Starting Forth - After yesterday's Prolog post, another awesome language - iuguy
http://home.iae.nl/users/mhx/sf.html
======
spc476
For a real mind blowing experience, you should also read _Thinking Forth_
(<http://thinking-forth.sourceforge.net/>) also by the same author. It was one
of two books that radically changed how I write programs (the other one being
_Writing Solid Code_).

------
hvs
Forth is among the languages that every developer should learn, even if they
never use it in a production environment. It will definitely make you think a
little differently. It's as if lisp and assembly language had a child.

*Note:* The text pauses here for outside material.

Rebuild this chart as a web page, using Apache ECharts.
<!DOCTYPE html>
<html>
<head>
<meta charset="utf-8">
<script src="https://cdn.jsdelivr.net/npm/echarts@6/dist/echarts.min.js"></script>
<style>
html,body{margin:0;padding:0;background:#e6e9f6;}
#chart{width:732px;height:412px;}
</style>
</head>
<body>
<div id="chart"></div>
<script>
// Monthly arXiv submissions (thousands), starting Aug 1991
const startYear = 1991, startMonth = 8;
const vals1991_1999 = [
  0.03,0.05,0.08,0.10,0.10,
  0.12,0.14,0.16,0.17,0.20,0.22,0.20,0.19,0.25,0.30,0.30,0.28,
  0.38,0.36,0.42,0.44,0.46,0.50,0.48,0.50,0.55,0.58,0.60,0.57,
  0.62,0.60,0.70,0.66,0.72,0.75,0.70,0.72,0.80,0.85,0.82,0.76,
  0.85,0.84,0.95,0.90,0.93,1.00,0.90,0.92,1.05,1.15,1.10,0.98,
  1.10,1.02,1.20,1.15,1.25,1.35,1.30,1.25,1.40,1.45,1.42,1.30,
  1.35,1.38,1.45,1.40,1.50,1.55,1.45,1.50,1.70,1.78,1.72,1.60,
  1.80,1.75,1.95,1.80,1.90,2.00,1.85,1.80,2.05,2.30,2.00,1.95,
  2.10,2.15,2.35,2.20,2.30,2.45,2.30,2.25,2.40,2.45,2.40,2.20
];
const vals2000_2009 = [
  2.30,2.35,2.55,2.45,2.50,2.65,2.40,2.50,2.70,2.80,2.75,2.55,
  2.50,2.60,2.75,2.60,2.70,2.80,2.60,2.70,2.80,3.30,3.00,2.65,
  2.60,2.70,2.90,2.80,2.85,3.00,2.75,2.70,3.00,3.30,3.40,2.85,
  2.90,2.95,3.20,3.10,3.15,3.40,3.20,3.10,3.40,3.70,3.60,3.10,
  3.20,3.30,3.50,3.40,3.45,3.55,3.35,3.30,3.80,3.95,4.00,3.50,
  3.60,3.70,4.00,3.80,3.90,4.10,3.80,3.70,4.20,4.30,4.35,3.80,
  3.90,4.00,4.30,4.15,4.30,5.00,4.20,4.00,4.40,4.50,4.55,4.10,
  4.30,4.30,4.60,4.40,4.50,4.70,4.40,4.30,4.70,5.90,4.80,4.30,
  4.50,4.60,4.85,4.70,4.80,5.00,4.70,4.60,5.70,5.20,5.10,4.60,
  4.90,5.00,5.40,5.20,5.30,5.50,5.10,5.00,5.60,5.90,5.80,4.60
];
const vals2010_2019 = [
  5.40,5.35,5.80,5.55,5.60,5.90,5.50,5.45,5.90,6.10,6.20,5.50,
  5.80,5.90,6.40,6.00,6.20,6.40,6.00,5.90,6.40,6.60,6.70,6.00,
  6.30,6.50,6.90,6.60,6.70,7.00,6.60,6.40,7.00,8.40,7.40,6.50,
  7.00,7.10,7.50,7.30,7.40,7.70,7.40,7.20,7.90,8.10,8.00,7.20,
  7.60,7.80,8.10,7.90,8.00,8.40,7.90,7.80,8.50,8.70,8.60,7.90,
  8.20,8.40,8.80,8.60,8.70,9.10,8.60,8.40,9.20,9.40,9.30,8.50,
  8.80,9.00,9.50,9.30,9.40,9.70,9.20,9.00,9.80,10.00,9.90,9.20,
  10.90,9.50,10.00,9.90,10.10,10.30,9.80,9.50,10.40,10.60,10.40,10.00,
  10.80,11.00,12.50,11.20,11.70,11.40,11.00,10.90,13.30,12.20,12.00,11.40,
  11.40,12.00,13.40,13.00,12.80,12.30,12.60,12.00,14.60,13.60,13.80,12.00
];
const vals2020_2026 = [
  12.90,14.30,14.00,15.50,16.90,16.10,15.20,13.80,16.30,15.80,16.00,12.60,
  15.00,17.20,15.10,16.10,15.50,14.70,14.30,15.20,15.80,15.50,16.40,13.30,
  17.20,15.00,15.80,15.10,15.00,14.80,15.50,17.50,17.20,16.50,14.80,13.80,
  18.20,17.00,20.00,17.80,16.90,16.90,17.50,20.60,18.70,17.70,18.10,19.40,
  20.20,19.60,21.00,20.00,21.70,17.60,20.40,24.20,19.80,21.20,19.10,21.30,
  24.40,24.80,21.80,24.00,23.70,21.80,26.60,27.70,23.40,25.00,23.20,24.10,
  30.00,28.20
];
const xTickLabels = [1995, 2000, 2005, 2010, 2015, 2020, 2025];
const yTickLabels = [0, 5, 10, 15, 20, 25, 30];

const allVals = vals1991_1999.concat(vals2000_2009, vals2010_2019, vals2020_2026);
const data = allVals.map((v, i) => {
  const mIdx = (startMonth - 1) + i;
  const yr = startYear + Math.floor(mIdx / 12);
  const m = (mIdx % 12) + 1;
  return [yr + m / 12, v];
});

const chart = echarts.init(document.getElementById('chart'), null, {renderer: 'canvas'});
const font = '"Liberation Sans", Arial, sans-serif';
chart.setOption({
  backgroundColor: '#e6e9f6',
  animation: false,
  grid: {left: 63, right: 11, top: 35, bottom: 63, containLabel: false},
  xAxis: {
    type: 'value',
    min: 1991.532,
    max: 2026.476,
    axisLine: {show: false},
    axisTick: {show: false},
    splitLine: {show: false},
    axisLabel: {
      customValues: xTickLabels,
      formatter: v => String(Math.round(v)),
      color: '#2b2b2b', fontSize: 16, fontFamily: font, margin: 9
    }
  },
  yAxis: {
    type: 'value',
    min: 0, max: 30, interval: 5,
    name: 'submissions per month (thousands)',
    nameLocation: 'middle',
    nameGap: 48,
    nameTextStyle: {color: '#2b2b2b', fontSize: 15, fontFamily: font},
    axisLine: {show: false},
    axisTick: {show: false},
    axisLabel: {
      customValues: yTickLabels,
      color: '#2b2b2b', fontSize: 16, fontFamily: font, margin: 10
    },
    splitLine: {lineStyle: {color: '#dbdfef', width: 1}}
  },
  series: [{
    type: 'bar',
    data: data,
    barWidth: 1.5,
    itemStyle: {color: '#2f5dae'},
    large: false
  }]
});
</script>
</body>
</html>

On another note, it is REALLY easy to write completely incomprehensible
spaghetti code in Forth. You really have to be disciplined or you'll end up
with a lot of "write-once" code.

------
iuguy
I thought after yesterday's Prolog post went down quite well I'd try
introducing those of HN who haven't experienced it to Forth, a stack-based
language that I loved as a child for it's extensibility (given at the time my
alternative was BASIC or Z80 ASM I hope you'd understand). Older Mac users
might not know this but your Open Boot firmware contains a fairly reasonable
Forth interpreter built in.

Anyway, I hope you enjoy Forth as much as I did.

 __EDIT __: Brain fart, wrote stackless when I meant to write stack based,
sorry.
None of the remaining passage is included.